America’s Intentional Broadband Duopoly

Written by Dane Jasper
September 2, 2011 | 4 min read

Michael Powell

Michael Powell

When was the last time someone offered to sell you Broadband over Power Line (BPL)?

BPL was one of the FCC’s five “modes” of competitive access, and the FCC traded this flawed concept of “intermodal” competition for true open market competition.

In 1996, Congress passed The Telecom Act, a major update to the previous 1934 telecommunications law. The updated Act set out to foster true competition in local communication services, and, by extension, broadband. And, it almost worked.

The Act separated services – voice, data, etc – from the physical infrastructure they ran over (copper wires) and allowed competitors uniform access to the cabling to deliver these services. The incumbent sold access to the copper lines, at a profit, to multiple competitors who deployed the equipment connected to the ends.

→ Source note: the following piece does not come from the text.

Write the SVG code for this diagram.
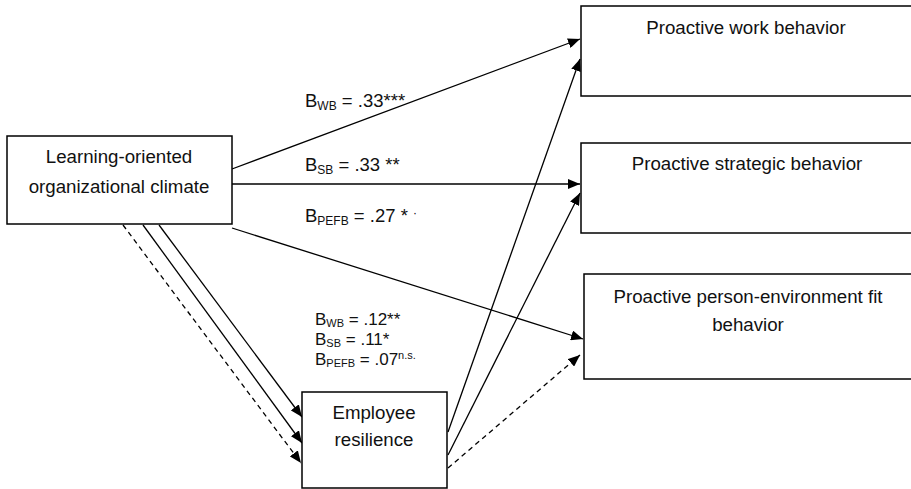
<svg xmlns="http://www.w3.org/2000/svg" width="911" height="489" viewBox="0 0 911 489">
<defs>
<style>
.box{fill:#fff;stroke:#000;stroke-width:1.5}
.t{font-family:"Liberation Sans",Arial,sans-serif;font-size:18.7px;fill:#111}
.l{font-family:"Liberation Sans",Arial,sans-serif;font-size:18.5px;fill:#111}
.m{font-family:"Liberation Sans",Arial,sans-serif;font-size:17px;fill:#111}
.c{text-anchor:middle}
.ln{stroke:#000;stroke-width:1.3;fill:none}
.d{stroke-dasharray:5,4}
.s{font-size:12px}
.u{font-size:11px}
</style>
<marker id="ah" viewBox="0 0 12 10" refX="12" refY="5" markerWidth="12" markerHeight="10" markerUnits="userSpaceOnUse" orient="auto">
<path d="M0,0 L12,5 L0,10 z" fill="#000"/>
</marker>
</defs>
<rect width="911" height="489" fill="#fff"/>
<g id="connectors">
<line class="ln" x1="232" y1="169" x2="580" y2="39" marker-end="url(#ah)"/>
<line class="ln" x1="232" y1="184" x2="580" y2="184" marker-end="url(#ah)"/>
<line class="ln" x1="232" y1="228" x2="583" y2="339" marker-end="url(#ah)"/>
<line class="ln" x1="159" y1="225" x2="302" y2="417" marker-end="url(#ah)"/>
<line class="ln" x1="143" y1="225" x2="302" y2="443" marker-end="url(#ah)"/>
<line class="ln d" x1="123" y1="225" x2="301" y2="463" marker-end="url(#ah)"/>
<line class="ln" x1="448" y1="432" x2="580" y2="59" marker-end="url(#ah)"/>
<line class="ln" x1="448" y1="455" x2="580" y2="193" marker-end="url(#ah)"/>
<line class="ln d" x1="448" y1="468" x2="580" y2="355" marker-end="url(#ah)"/>
</g>
<g id="labels">
<text class="l" x="305" y="107">B<tspan class="s" dy="3">WB</tspan><tspan dy="-3"> = .33***</tspan></text>
<text class="l" x="305" y="171">B<tspan class="s" dy="3">SB</tspan><tspan dy="-3"> = .33 **</tspan></text>
<text class="l" x="305" y="222">B<tspan class="s" dy="3">PEFB</tspan><tspan dy="-3"> = .27 * </tspan><tspan class="s" dy="-5">·</tspan></text>
<text class="m" x="315" y="325">B<tspan class="u" dy="2">WB</tspan><tspan dy="-2"> = .12**</tspan></text>
<text class="m" x="315" y="345">B<tspan class="u" dy="2">SB</tspan><tspan dy="-2"> = .11*</tspan></text>
<text class="m" x="315" y="365">B<tspan class="u" dy="2">PEFB</tspan><tspan dy="-2"> = .07</tspan><tspan class="u" dy="-6">n.s.</tspan></text>
</g>
<g id="climate">
<rect class="box" x="7" y="136" width="225" height="88"/>
<text class="t c" x="119" y="163">Learning-oriented</text>
<text class="t c" x="119" y="193">organizational climate</text>
</g>
<g id="work">
<rect class="box" x="581" y="6" width="340" height="90"/>
<text class="t c" x="746" y="34">Proactive work behavior</text>
</g>
<g id="strategic">
<rect class="box" x="581" y="143" width="340" height="90"/>
<text class="t c" x="747" y="170">Proactive strategic behavior</text>
</g>
<g id="pefit">
<rect class="box" x="584" y="274" width="340" height="105"/>
<text class="t c" x="748" y="303">Proactive person-environment fit</text>
<text class="t c" x="748" y="331">behavior</text>
</g>
<g id="resilience">
<rect class="box" x="302" y="392" width="145" height="96"/>
<text class="t c" x="374" y="419">Employee</text>
<text class="t c" x="374" y="446">resilience</text>
</g>
</svg>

This recognition of the copper lines themselves as a natural monopoly, while services over them were competitive, was the key to the goal of vibrant and open competitive access.

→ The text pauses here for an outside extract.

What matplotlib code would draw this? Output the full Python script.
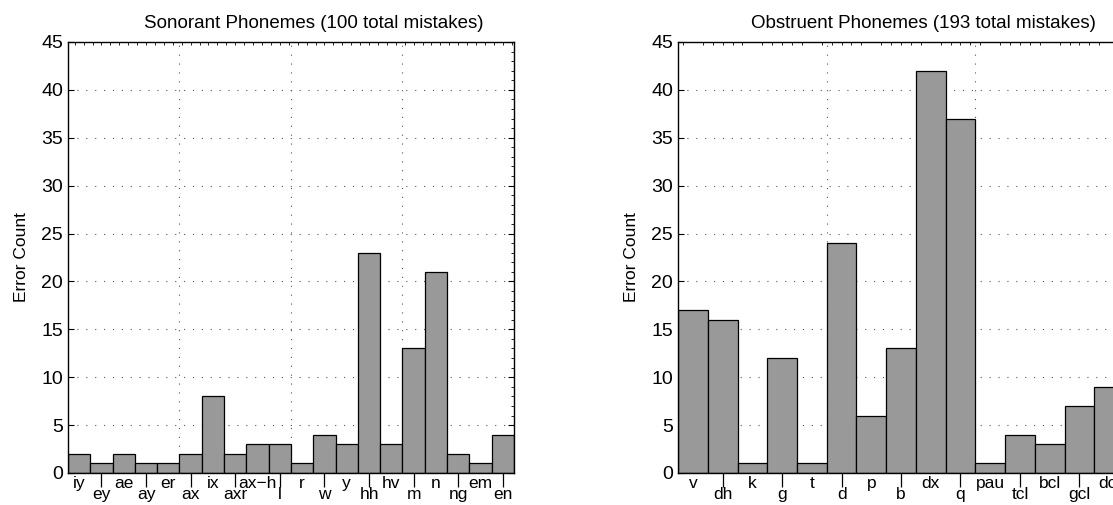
import matplotlib.pyplot as plt
from matplotlib.ticker import MultipleLocator

plt.rcParams['font.family'] = ['Liberation Sans', 'DejaVu Sans']

son_labels = ['iy', 'ey', 'ae', 'ay', 'er', 'ax', 'ix', 'axr', 'ax\u2212h', 'l',
              'r', 'w', 'y', 'hh', 'hv', 'm', 'n', 'ng', 'em', 'en']
son_counts = [2, 1, 2, 1, 1, 2, 8, 2, 3, 3, 1, 4, 3, 23, 3, 13, 21, 2, 1, 4]

obs_labels = ['v', 'dh', 'k', 'g', 't', 'd', 'p', 'b', 'dx', 'q',
              'pau', 'tcl', 'bcl', 'gcl', 'dcl']
obs_counts = [17, 16, 1, 12, 1, 24, 6, 13, 42, 37, 1, 4, 3, 7, 9]

grid_style = dict(color='#555555', linestyle=(0, (1, 7)), linewidth=0.8, zorder=0)


def phoneme_hist(ax, labels, counts, title, minor_x):
    n = len(counts)
    pos = list(range(1, n + 1))
    ax.bar(pos, counts, width=1.0, color='#999999', edgecolor='black',
           linewidth=0.9, zorder=2)
    ax.set_xlim(0.5, n + 0.5)
    ax.set_ylim(0, 45)
    ax.set_yticks(range(0, 46, 5))
    ax.yaxis.set_minor_locator(MultipleLocator(1))
    ax.xaxis.set_minor_locator(MultipleLocator(minor_x))

    # odd labels on the first row, even ones on a second row below a mark
    ax.set_xticks(pos[0::2])
    ax.set_xticklabels(labels[0::2], fontsize=12.5)
    ax.tick_params(axis='x', which='major', length=0, pad=2)
    ax.tick_params(axis='x', which='minor', bottom=False, top=True,
                   direction='in', length=2.5, width=0.6)
    low = ax.secondary_xaxis('bottom')
    low.set_xticks(pos[1::2])
    low.set_xticklabels(labels[1::2], fontsize=12.5)
    low.tick_params(axis='x', direction='out', length=10, width=0.9, pad=0)
    low.spines['bottom'].set_visible(False)

    ax.tick_params(axis='y', which='major', left=True, right=True,
                   direction='in', length=4, labelsize=14)
    ax.tick_params(axis='y', which='minor', left=False, right=True,
                   direction='in', length=2, width=0.6)
    for y in range(5, 45, 5):
        ax.axhline(y, **grid_style)
    for x in range(5, n, 5):
        ax.axvline(x + 0.5, **grid_style)
    for s in ax.spines.values():
        s.set_linewidth(1.0)
    ax.set_title(title, fontsize=13.5, pad=10, x=0.55)
    ax.set_ylabel('Error Count', fontsize=12.5, labelpad=9)


fig = plt.figure(figsize=(11.13, 5.05), dpi=100)
ax1 = fig.add_axes([0.0611, 0.0634, 0.4007, 0.8535])
ax2 = fig.add_axes([0.6092, 0.0634, 0.4007, 0.8535])

phoneme_hist(ax1, son_labels, son_counts,
             'Sonorant Phonemes (100 total mistakes)', 0.4)
phoneme_hist(ax2, obs_labels, obs_counts,
             'Obstruent Phonemes (193 total mistakes)', 1 / 3)

fig.savefig('out.png', dpi=100)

This innovative Act spurred the widespread deployment of DSL services, and a tumultuous period of competitive over-construction and subsequent bankruptcies. These failures don’t condem the concept of competition, but were an over-exuberance of investment ahead of demand. Startup telcos also suffered during the dot-com crash in 2001; as funding dried up, large cash consumption rates caught up with reserves for many of these companies.

In the late 1990’s, most other developed nations followed the U.S. example in separating structure from services. They have stayed the course, and in Europe and Asia today competitive access has driven up broadband speeds, at lower costs.

But, in global broadband rankings, the U.S. isn’t even in the top ten! This is because despite Congress’s expressed intention of creating competition with The Act, the FCC decided that five competitors was enough. And, three of them were non-starters.

With the appointment of FCC Chairman Michael Powell, and lobbying by incumbents, a new theory was born: Intermodal competition was better than true open competition. The modes: Cable, Telco, Power Line, Satellite and Wireless. Each, an effective state-created monopoly. This was done under the banner of the free market, a topsy-turvy way to look at the elimination of actual competition.

With the shift away from the 1996 Act’s open competition model toward this constrained intermodal goal, the FCC began to make a series of decisions to clear the decks of meaningful competition, freeing Cable to spar with Telco, with Broadband over Power Line and Wireless. Satellite would bring up the rear for those unlucky enough to live in a region not worth investing in by the designated modal monopoly.

To create these modal monopolies, the FCC began to foreclose meaningful competition. First, they set aside access to available idle incumbent fiber optic lines for competitors, meaning the the suburbs, which are served by fiber-fed digital loop carriers and remote terminals, were out of reach. In their Triennial Review Remand Order of 2004, the FCC wrote:

In our Triennial Review Order, we recognized the marketplace realities of robust broadband competition and increasing competition from intermodal sources, and thus eliminated most unbundling requirements for broadband architectures serving the mass market

Robust broadband competition? Really?

Then, in the Brand X decision, they ruled that Cable would not be required to allow competitors to lease their lines either. The FCC did this by reclassifying broadband Internet access as an “information service”, rather than a “telecommunications service”. As a result, common carriage rules could be set aside, allowing for an incumbent Cable monopoly. This decision was challenged all the way to the supreme court, who ruled in 2005 that the FCC had the jurisdiction to make this decision.

To close out Powell’s near-complete dismantling of competitive services in the U.S., the FCC took up the issue of ISPs resale of DSL using the incumbent’s equipment, also known as wholesale “bitstream” access. If Cable is an information service under Brand X, why shouldn’t Telco have the same “regulatory relief”? The result: the FCC granted forbearance (in other words, declined to enforce its rules) from the common carriage requirements for telco DSL services.

As for robust intermodal competition, the fact is that BPL hasn’t worked. And Wireless is slow and expensive. And of course satellite, with its round-trip to outer space and back really isn’t a contender.

So, much of the U.S. has ended up with exactly what the FCC intended: intermodal competition, an effective duopoly. The predictable result: the U.S. is no longer a broadband leader.

There are pockets of competitive offerings. Most businesses can choose telephone and Internet service from a competitive company. And, in metropolitan regions, there may also be competitive choices like’s Fusion service, or Covad ADSL2+.

For those in the suburbs, competitive prospects are pretty dim. That was the intention.